PdfImagebox can open searchable PDF

Started by iPhiTech, February 22, 2018, 01:26:22 PM

Previous topic - Next topic

iPhiTech

Hello, Sir, I'm here Again

If Possible can open searchable PDF and can highlight not the selection highlight.
I'm getting Error when i try to load searchable PDF.

Richard Moss

Hello,

Sounds like you're trying to go beyond the bounds of what the PdfImageBox sample was supposed to do, which is to convert a page in a PDF to an image and display it.

You haven't posted any details about the error, but if it's an error opening a PDF it's doubtful I can help - the PDF  to image conversion is pretty much all done via Ghostscript which is a third party library that I used.

I really have no idea if this is possible or not, you're probably better off finding a library that can read the actual elements in a PDF document (iTextSharp comes to mind), that way you can perform your searching etc, although I don't know how you'd render them.

Regards;
Richard Moss
Read "Before You Post" before posting. Do not send me private messages. Do not expect instant replies.
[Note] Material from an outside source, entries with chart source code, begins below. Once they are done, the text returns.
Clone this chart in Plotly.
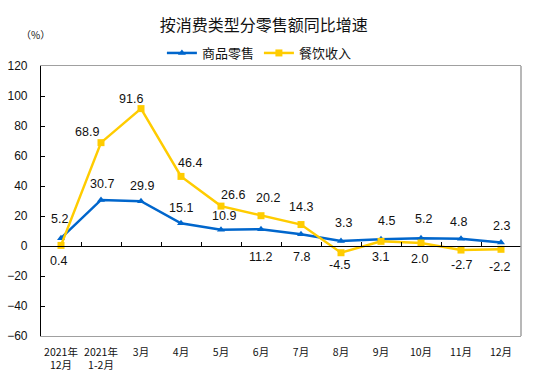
import plotly.graph_objects as go

categories = ["2021年<br>12月", "2021年<br>1-2月", "3月", "4月", "5月", "6月",
              "7月", "8月", "9月", "10月", "11月", "12月"]
retail = [5.2, 30.7, 29.9, 15.1, 10.9, 11.2, 7.8, 3.3, 4.5, 5.2, 4.8, 2.3]
catering = [0.4, 68.9, 91.6, 46.4, 26.6, 20.2, 14.3, -4.5, 3.1, 2.0, -2.7, -2.2]
retail_name = "商品零售"
catering_name = "餐饮收入"
y_ticks = [-60, -40, -20, 0, 20, 40, 60, 80, 100, 120]
title_text = "按消费类型分零售额同比增速"

# label offsets (dx, dy) in pixels, dy positive = up
retail_off = [(-2, 19), (1, 16), (1, 15), (0, 15), (3, 14), (-1, -28), (0, -23),
              (2, 18), (5, 18), (2, 19), (-3, 17), (0, 17)]
catering_off = [(-3, -16), (-14, 11), (-10, 10), (9, 13), (12, 11), (7, 18), (0, 18),
                (-1, -12), (-1, -16), (-2, -16), (1, -15), (-1, -18)]

BLUE = "#0066CC"
YELLOW = "#FFCC00"
x_idx = list(range(len(categories)))

fig = go.Figure()
fig.add_trace(go.Scatter(x=x_idx, y=retail, name=retail_name, mode="lines+markers",
                         line=dict(color=BLUE, width=2.5),
                         marker=dict(symbol="triangle-up", size=7, color=BLUE)))
fig.add_trace(go.Scatter(x=x_idx, y=catering, name=catering_name, mode="lines+markers",
                         line=dict(color=YELLOW, width=2.5),
                         marker=dict(symbol="square", size=7, color=YELLOW)))
# dummy trace for zero-line axis
fig.add_trace(go.Scatter(x=[x_idx[0]], y=[0], xaxis="x2", mode="markers",
                         marker=dict(opacity=0), showlegend=False, hoverinfo="skip"))

lab_font = dict(family="Liberation Sans, Arial", size=12.5, color="#111111")
for i, v in enumerate(retail):
    dx, dy = retail_off[i]
    fig.add_annotation(x=i, y=v, text=f"{v:.1f}", showarrow=False, xshift=dx, yshift=dy,
                       font=lab_font)
for i, v in enumerate(catering):
    dx, dy = catering_off[i]
    fig.add_annotation(x=i, y=v, text=f"{v:.1f}", showarrow=False, xshift=dx, yshift=dy,
                       font=lab_font)

fig.add_annotation(xref="paper", yref="paper", x=-0.012, y=1.115, text="（%）",
                   showarrow=False, xanchor="center", yanchor="middle",
                   font=dict(family="Noto Sans CJK SC", size=10, color="#111111"))

ymin, ymax = y_ticks[0], y_ticks[-1]
fig.update_layout(
    width=536, height=381,
    margin=dict(l=41, r=15, t=66, b=45, autoexpand=False),
    paper_bgcolor="white", plot_bgcolor="white",
    title=dict(text=title_text, x=0.492, xanchor="center", y=1 - 25 / 381, yanchor="middle",
               font=dict(family="Noto Sans CJK SC", size=16, color="#111111")),
    legend=dict(orientation="h", x=0.455, xanchor="center", yref="container",
                y=1 - 53 / 381, yanchor="middle",
                font=dict(family="Noto Sans CJK SC", size=13, color="#111111"),
                bgcolor="rgba(0,0,0,0)", itemwidth=30, tracegroupgap=0),
    showlegend=True,
    xaxis=dict(range=[-0.5, len(categories) - 0.5], tickmode="array", tickvals=x_idx,
               ticktext=categories, showgrid=False, zeroline=False,
               showline=True, linecolor="#A0A0A0", linewidth=1, mirror=True,
               ticks="", ticklabelstandoff=6,
               tickfont=dict(family="Noto Sans CJK SC", size=10.5, color="#111111")),
    xaxis2=dict(range=[-0.5, len(categories) - 0.5], overlaying="x", anchor="free",
                position=(0 - ymin) / (ymax - ymin), side="bottom",
                showline=True, linecolor="black", linewidth=1.2,
                tickmode="array", tickvals=[i + 0.5 for i in x_idx[:-1]],
                ticks="inside", ticklen=4, tickcolor="black", tickwidth=1,
                showticklabels=False, showgrid=False, zeroline=False),
    yaxis=dict(range=[ymin, ymax], tickmode="array", tickvals=y_ticks,
               showgrid=False, zeroline=False, showline=True, linecolor="black",
               linewidth=1.2, ticks="inside", ticklen=4, tickcolor="black",
               ticklabelstandoff=10,
               tickfont=dict(family="Liberation Sans, Arial", size=12, color="#111111")),
)
fig.add_shape(type="line", xref="paper", yref="paper", x0=1, x1=1, y0=0, y1=1,
              line=dict(color="#A0A0A0", width=1.5))

fig.write_html("out.html", config={"displayModeBar": False},
               post_script="document.body.style.margin='0px';")
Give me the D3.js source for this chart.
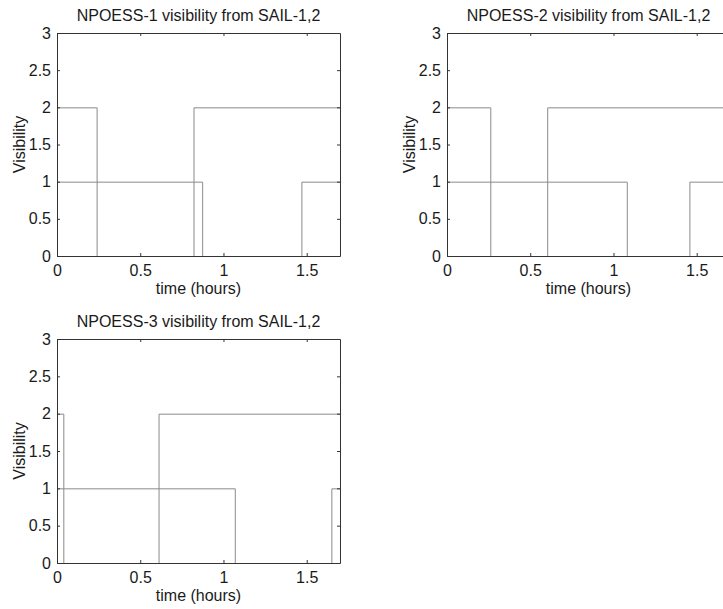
<!DOCTYPE html>
<html>
<head>
<meta charset="utf-8">
<script src="https://cdn.jsdelivr.net/npm/d3@7"></script>
<style>
  body { margin: 0; background: #fff; }
  svg { display: block; }
  text { font-family: "Liberation Sans", Arial, sans-serif; font-size: 16px; fill: #1a1a1a; }
</style>
</head>
<body>
<svg width="723" height="609"></svg>
<script>
// titles of the three panels
var titles = ["NPOESS-1 visibility from SAIL-1,2",
              "NPOESS-2 visibility from SAIL-1,2",
              "NPOESS-3 visibility from SAIL-1,2"]

// step series, change points (hours) and level after each point
// level-2 series
var timesA = [[0, 0.238, 0.82, 1.7],
              [0, 0.26, 0.602, 1.7],
              [0, 0.038, 0.61, 1.7]]
var valsA  = [[2, 0, 2, 2],
              [2, 0, 2, 2],
              [2, 0, 2, 2]]
// level-1 series
var timesB = [[0, 0.872, 1.468, 1.7],
              [0, 1.08, 1.456, 1.7],
              [0, 1.068, 1.648, 1.7]]
var valsB  = [[1, 0, 1, 1],
              [1, 0, 1, 1],
              [1, 0, 1, 1]]

var xTicks = [0, 0.5, 1, 1.5]
var yTicks = [0, 0.5, 1, 1.5, 2, 2.5, 3]
var xLabel = "time (hours)"
var yLabel = "Visibility"

var svg = d3.select("svg");

// panel boxes: left, top, width, height
var panels = [
    {x: 57, y: 33, w: 283, h: 223},
    {x: 447, y: 33, w: 283, h: 223},
    {x: 57, y: 339, w: 283, h: 224}
]

panels.forEach(function (p, i) {
    drawPanel(p, i);
});

function drawPanel(p, i) {
    var g = svg.append("g").attr("transform", "translate(" + p.x + "," + p.y + ")");

    var x = d3.scaleLinear().domain([0, 1.7]).range([0, p.w]);
    var y = d3.scaleLinear().domain([0, 3]).range([p.h, 0]);

    var line = d3.line()
        .x(function (d) { return x(d[0]); })
        .y(function (d) { return y(d[1]); })
        .curve(d3.curveStepAfter);

    var seriesA = d3.zip(timesA[i], valsA[i]);
    var seriesB = d3.zip(timesB[i], valsB[i]);

    // same half pixel offset as the axes so zero level sits on the frame
    var gd = g.append("g").attr("transform", "translate(0.5,0.5)");
    [seriesA, seriesB].forEach(function (s) {
        gd.append("path")
            .attr("d", line(s))
            .attr("fill", "none")
            .attr("stroke", "#8a8a8a")
            .attr("stroke-width", 1);
    });

    // axes, ticks inside like matlab box
    var bottom = d3.axisBottom(x).tickValues(xTicks).tickSizeInner(-3).tickSizeOuter(0).tickPadding(5)
        .tickFormat(d3.format("~g"));
    var top = d3.axisTop(x).tickValues(xTicks).tickSizeInner(-3).tickSizeOuter(0).tickFormat("");
    var left = d3.axisLeft(y).tickValues(yTicks).tickSizeInner(-3).tickSizeOuter(0).tickPadding(6)
        .tickFormat(d3.format("~g"));
    var right = d3.axisRight(y).tickValues(yTicks).tickSizeInner(-3).tickSizeOuter(0).tickFormat("");

    var gb = g.append("g").attr("transform", "translate(0," + p.h + ")").call(bottom);
    var gt = g.append("g").call(top);
    var gl = g.append("g").call(left);
    var gr = g.append("g").attr("transform", "translate(" + p.w + ",0)").call(right);

    [gb, gt, gl, gr].forEach(function (a) {
        a.selectAll("path, line").attr("stroke", "#333");
        a.selectAll("text").attr("fill", "#1a1a1a").style("font-size", "16px")
            .style("font-family", "'Liberation Sans', Arial, sans-serif");
    });
    gb.selectAll("text").attr("dy", "0.95em");

    g.append("text")
        .attr("x", p.w / 2)
        .attr("y", -12)
        .attr("text-anchor", "middle")
        .text(titles[i]);

    g.append("text")
        .attr("x", p.w / 2)
        .attr("y", p.h + 38)
        .attr("text-anchor", "middle")
        .text(xLabel);

    g.append("text")
        .attr("transform", "translate(-32," + (p.h / 2) + ") rotate(-90)")
        .attr("text-anchor", "middle")
        .text(yLabel);
}
</script>
</body>
</html>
All responses are hand crafted. No AI involved. Possibly no I either.

iPhiTech



when I'm trying to open searchable pdf getting this error. how about if I show some message box the pdf is searchable.

Richard Moss

#3
Check what the value of result is and see if matches a Ghostscript error code. It could be that you're passing the wrong parameters, for example.

Edit: Actually, I can see from the locals window that the result code is -100, which is a catchall for a fatal Ghostscript error. In that case, I don't know what to suggest - I actually haven't used Ghostscript for years and am unlikely to anytime soon.
Read "Before You Post" before posting. Do not send me private messages. Do not expect instant replies.

All responses are hand crafted. No AI involved. Possibly no I either.

iPhiTech


Richard Moss

You can use normal management exception handling

try
{
// perform ghostscript operation
}
catch (GhostScriptException ex)
{
  // do something with the exception
}
Read "Before You Post" before posting. Do not send me private messages. Do not expect instant replies.

All responses are hand crafted. No AI involved. Possibly no I either.

iPhiTech

sir any idea how to validate pdf that is already searchable or not

Richard Moss

Hello,

As I mentioned, I don't really work with PDF's so off the top of my head I don't know. A few seconds searching however brought up this answer on stackoverflow which describes how you can extract text from PDF files. As I believe a "searchable" PDF is simply one that has text elements then this should cover what you need.

This uses the iTextSharp package. I tested it in a console application and it spat out all the text in the sample PDF file I provided, so this may suit your needs.

using System;
using System.Collections.Generic;
using System.Linq;
using System.Text;
using System.Threading.Tasks;
using iTextSharp.text.pdf;
using iTextSharp.text.pdf.parser;
using Path = System.IO.Path;

namespace PdfCheck
{
  class Program
  {
    static void Main(string[] args)
    {
      ListText(Path.Combine(AppDomain.CurrentDomain.BaseDirectory, "sample.pdf"));

      Console.ReadKey(true);
    }

    private static void ListText(string fileName)
    {
      StringBuilder text = new StringBuilder();
     
      using (PdfReader reader=new PdfReader(fileName))
      {
        for (int page = 1; page <= reader.NumberOfPages; page++)
        {
          ITextExtractionStrategy strategy = new SimpleTextExtractionStrategy();
          string currentText = PdfTextExtractor.GetTextFromPage(reader, page, strategy);

          currentText = Encoding.UTF8.GetString(ASCIIEncoding.Convert(Encoding.Default, Encoding.UTF8, Encoding.Default.GetBytes(currentText)));
          text.Append(currentText);
        }
      }

      Console.WriteLine(text.ToString());
    }
  }
}


Hope this helps.

Regards;
Richard Moss
Read "Before You Post" before posting. Do not send me private messages. Do not expect instant replies.

All responses are hand crafted. No AI involved. Possibly no I either.